A lot of good can be found in the results of Tuesday’s election: the statewide turnout of 37 percent exceeded expectations by half; approval of the turnpike widening showed voters can lay their North-South differences aside; support for bond issues demonstrated a willingness to invest in environmental protection, transportation and handicapped access and safety in public buildings.
Even the defeat of the Forestry Compact, while leaving a big question still unanswered, suggests most want a balance between protecting the woods and preserving property rights and expect the Legislature to find it.
Where the state did not distinguish itself was in rejecting the constitutional amendment to extend voting rights to the mentally ill under the care of a guardian. Calling 195,000 “no” votes discriminatory and mean-spirited may be too harsh. Uninformed, the kindest interpretation, still is a damning indictment.
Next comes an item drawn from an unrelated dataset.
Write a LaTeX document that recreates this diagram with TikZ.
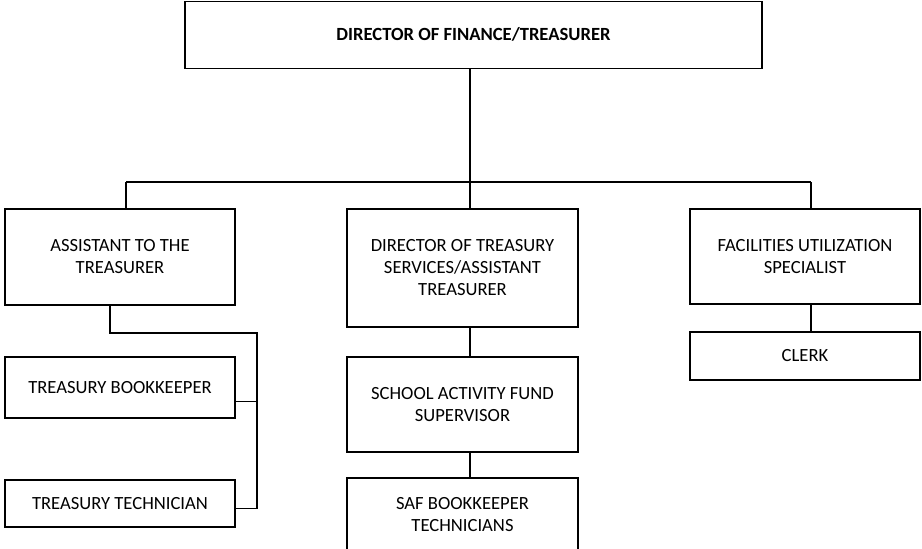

And so, for now at least, every resident over the age 18 gets to vote — newcomers, part-timers and short-termers, the illiterate, imprisoned murderers, liars, card cheats. Even patients confined in mental hospitals. Everyone except the 200 or so who struggle to be part of society while dealing with mental illness — perhaps depression or just the inability to manage personal finances — and who need help, often found in a group home, to do so.
Proponents of the amendment, advocates for the mentally ill and the legislators who sought to remove this anachronism from the state constitution, blame the defeat on several factors — confusion about what guardianship is, the stigma of mental illness, the lack of adequate programs to dispel the myths, the wording of the ballot. And, of course, the leading cause of electoral failure these days — not having enough money to stage a slick advertising campaign.
Such a campaign should not have been necessary here. The issue was adequately covered in the news media — print and electronic — in stories, editorials and guest opinion pieces. The information was there. Too many voters simply failed to digest it before they stepped into the booth. Complex issues like clearcutting and turnpike safety may need splashy ads to be understood; basic issues of civil rights should not.